Spurned no longer

As a small boy in Perth, Tim Winton thought of art as something remote. On his first visit to the National Gallery of Victoria, he was told off for having bare feet. Now a novelist and a grandfather, he goes back to see what has changed

By Tim Winton

As you aproach the National Gallery of Victoria, along a boulevard jangling with trams in downtown Melbourne, it’s easy to see why a former director called it “the Kremlin of St Kilda Road”. It’s a massive rectangular block whose bluestone walls have something of the penitentiary about them, and in a quarter teeming with tourists and commuters it manages to retain a perpetual and sinister remoteness. There are no windows. The only break in the mass is a portal arch so tiny that it could be a mouse-hole in “Tom and Jerry”. Only when you step into that entryway do you see the building’s inner skin. There’s no portcullis here. All that stands between you and Australia’s greatest art collection is a falling sheet of water.The water wall has been disarming pedestrians and delighting children since the museum’s unveiling in 1968. Today, on a hot morning in the summer holidays, kids linger to feel the current sluice through their fingers. It’s a treat to watch them. It takes me back.
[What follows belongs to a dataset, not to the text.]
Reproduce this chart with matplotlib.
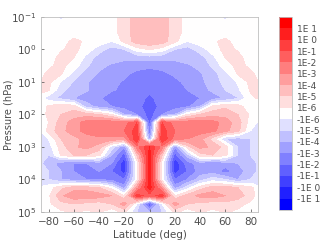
import numpy as np
import matplotlib
matplotlib.use("Agg")
import matplotlib.pyplot as plt

# grid: latitude (deg) x log10 pressure (hPa)
lat = [-90, -80, -70, -60, -50, -40, -30, -20, -10, 0, 10, 20, 30, 40, 50, 60, 70, 80, 90]
log_p = [-1.0, -0.75, -0.5, -0.25, 0.0, 0.25, 0.5, 0.75, 1.0, 1.25, 1.5, 1.75, 2.0,
         2.25, 2.5, 2.75, 3.0, 3.25, 3.5, 3.75, 4.0, 4.25, 4.5, 4.75, 5.0]

# signed log-class of the field: 0 = |v| < 1E-6, +-1 = 1E-6..1E-5, ... +-8 = beyond 1E 1
field = [
    [0, 0, -0.8, 0, 0, 0, 0, 1.0, 2.0, 2.4, 2.0, 1.0, 0, 0, 0, -0.8, 0, 0, 0],
    [0, 0, 0, 0, 0, 0, 0, 1.0, 2.0, 2.5, 2.0, 1.0, 0, 0, 0, 0, 0, 0, 0],
    [0, 0, 0, 0, 0, 0, 0, 1.0, 2.0, 2.5, 2.0, 1.0, 0, 0, 0, 0, 0, 0, 0],
    [0, 0, 0, 0.8, 0.3, 0, -0.5, 0.8, 2.0, 2.4, 2.0, 0.8, -0.5, 0, 0.3, 0.8, 0, 0, 0],
    [0, 0, 0.4, 0.8, 0, -1.0, -2.0, -1.5, 0.0, 0.6, 0.0, -1.5, -2.0, -1.0, 0, 0.8, 0.4, 0, 0],
    [0, 0, 0.8, 0.5, -0.8, -2.0, -2.2, -2.2, -2.2, -2.0, -2.2, -2.2, -2.2, -2.0, -0.8, 0.5, 0.8, 0, 0],
    [0, 0.3, 0.8, 0, -1.3, -2.3, -2.6, -3.0, -3.1, -3.2, -3.1, -3.0, -2.6, -2.3, -1.3, 0, 0.8, 0.3, 0],
    [0, 0.7, 0.6, -0.8, -2.0, -2.6, -3.2, -3.3, -3.8, -4.1, -3.8, -3.3, -3.2, -2.6, -2.0, -0.8, 0.6, 0.7, 0],
    [0.3, 0.8, -0.6, -1.6, -2.4, -2.9, -3.3, -3.6, -4.2, -4.3, -4.2, -3.8, -3.2, -2.8, -2.0, -1.2, -0.4, 0.8, 0.3],
    [0.8, 0.6, -1.2, -2.0, -2.4, -3.0, -3.4, -3.7, -4.2, -4.4, -4.2, -3.8, -3.5, -3.0, -2.3, -1.5, -0.7, 0.6, 0.8],
    [0.3, -1.0, -1.8, -2.5, -3.0, -3.4, -4.0, -4.2, -4.3, -4.6, -4.3, -4.2, -4.0, -3.5, -3.0, -2.4, -1.6, 0.3, 0.8],
    [-0.5, 0.7, 1.2, 1.0, -2.0, -3.0, -3.5, -4.0, -4.2, -5.0, -4.2, -4.0, -3.8, -2.5, 0.8, 1.3, 1.0, -0.3, -0.5],
    [-0.6, 0.8, 1.5, 2.0, 2.0, 1.5, 0.5, -2.5, -3.5, -5.0, -3.5, -2.5, 0.5, 1.5, 2.0, 2.2, 1.5, 0.3, -0.8],
    [-1.0, 0.5, 2.0, 3.0, 4.0, 4.2, 4.2, 4.0, 5.5, -5.0, 5.5, 4.0, 4.2, 4.2, 4.0, 3.0, 2.0, 0.0, -1.0],
    [-1.0, 0.8, 2.2, 3.0, 4.0, 4.3, 4.3, 4.5, 6.0, -4.5, 6.0, 4.5, 4.3, 4.0, 3.8, 2.8, 1.8, -0.5, -1.0],
    [-1.2, -0.5, 1.5, 2.2, 2.8, 3.2, 3.2, 3.0, 6.5, -3.0, 6.5, 4.0, 3.5, 2.8, 1.0, -1.5, -2.0, -1.5, -1.0],
    [-1.0, -1.0, 1.0, 2.3, 2.8, 2.0, -1.0, -3.5, 4.0, 6.5, 4.0, -3.5, 1.0, 2.8, 2.3, 1.0, -1.5, -1.5, -1.0],
    [-1.0, -1.5, 0.6, 1.5, 1.5, 0.8, -2.5, -5.0, 1.5, 7.0, 1.5, -5.0, -2.0, 1.0, 1.5, 0.8, -1.5, -1.5, -1.0],
    [-1.0, -2.0, -3.0, -3.5, -3.5, -3.0, -3.5, -6.3, 0.0, 7.0, 0.0, -6.3, -4.0, -3.0, -3.5, -3.0, -2.5, -2.0, -1.0],
    [-1.0, -1.5, -2.5, -3.5, -4.0, -3.5, -4.5, -6.0, 0.0, 7.0, 0.0, -6.0, -4.5, -3.0, -3.0, -4.0, -3.0, -2.0, -1.0],
    [-1.0, -1.5, -2.5, -3.0, -3.5, -3.5, -4.0, -4.5, 0.0, 7.0, 0.0, -4.5, -3.5, -2.0, -1.0, -1.5, -2.5, -1.5, -1.0],
    [-0.5, 0.0, 1.2, 2.0, 2.0, 1.5, 0.0, -3.0, 3.0, 7.0, 3.0, -3.0, -1.0, 1.0, 2.0, 2.0, 1.5, 0.8, -0.5],
    [-0.5, 0.3, 2.3, 3.2, 3.3, 3.0, 2.5, 0.5, 6.0, 5.0, 6.0, 0.5, 2.0, 2.8, 3.0, 2.5, 2.0, 1.0, -0.5],
    [0, 0.3, 1.2, 1.5, 1.2, 1.0, 1.5, 3.0, -0.5, -5.5, -0.5, 3.0, 1.5, 1.2, 1.0, 1.2, 0.8, 0.3, 0],
    [0, -0.3, 0.3, 0.6, 0.3, 0.6, -0.2, 0.8, -1.5, -2.5, -1.5, 0.8, -0.2, 0.6, 0.2, 0.6, 0.3, -0.3, 0],
]

cbar_labels = ["-1E 1", "-1E 0", "-1E-1", "-1E-2", "-1E-3", "-1E-4", "-1E-5", "-1E-6",
               "1E-6", "1E-5", "1E-4", "1E-3", "1E-2", "1E-1", "1E 0", "1E 1"]

levels = np.arange(-8.5, 9.0, 1.0)
colors = plt.get_cmap("bwr")(np.linspace(0, 1, len(levels) - 1))

fig = plt.figure(figsize=(3.33, 2.42), dpi=100)
ax = fig.add_axes([0.123, 0.124, 0.652, 0.806])
cs = ax.contourf(lat, log_p, np.array(field), levels=levels, colors=colors)

ax.set_xlim(-86, 86)
ax.set_ylim(5, -1)
ax.set_xticks(np.arange(-80, 81, 20))
ax.set_yticks(np.arange(-1, 6))
ax.set_yticklabels([f"$10^{{{n}}}$" for n in range(-1, 6)])
ax.tick_params(labelsize=7.5, colors="0.3", direction="in", length=2, width=0.5)
for s in ax.spines.values():
    s.set_color("0.75")
    s.set_linewidth(0.6)
ax.set_xlabel("Latitude (deg)", fontsize=7.5, color="0.3", labelpad=2)
ax.set_ylabel("Pressure (hPa)", fontsize=7, color="0.3")
ax.yaxis.set_label_coords(-0.125, 0.5)

cax = fig.add_axes([0.838, 0.132, 0.039, 0.798])
cb = fig.colorbar(cs, cax=cax, ticks=np.arange(-7.5, 8.0, 1.0))
cb.set_ticklabels(cbar_labels)
cb.ax.tick_params(labelsize=6.5, colors="0.3", length=0)
cb.outline.set_edgecolor("0.75")
cb.outline.set_linewidth(0.6)

fig.savefig("out.png", dpi=100)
You could say the NGV and I got off to an awkward start. Back then, nearly half a century ago, the new building on St Kilda Road had been open less than a year; it was Melbourne’s new civic triumph, a trophy the city’s burghers and bohemians could share and dispute over. But I was of neither tribe. I arrived at her door sweaty and barefoot, a scruffy nine-year-old interloper from the western frontier.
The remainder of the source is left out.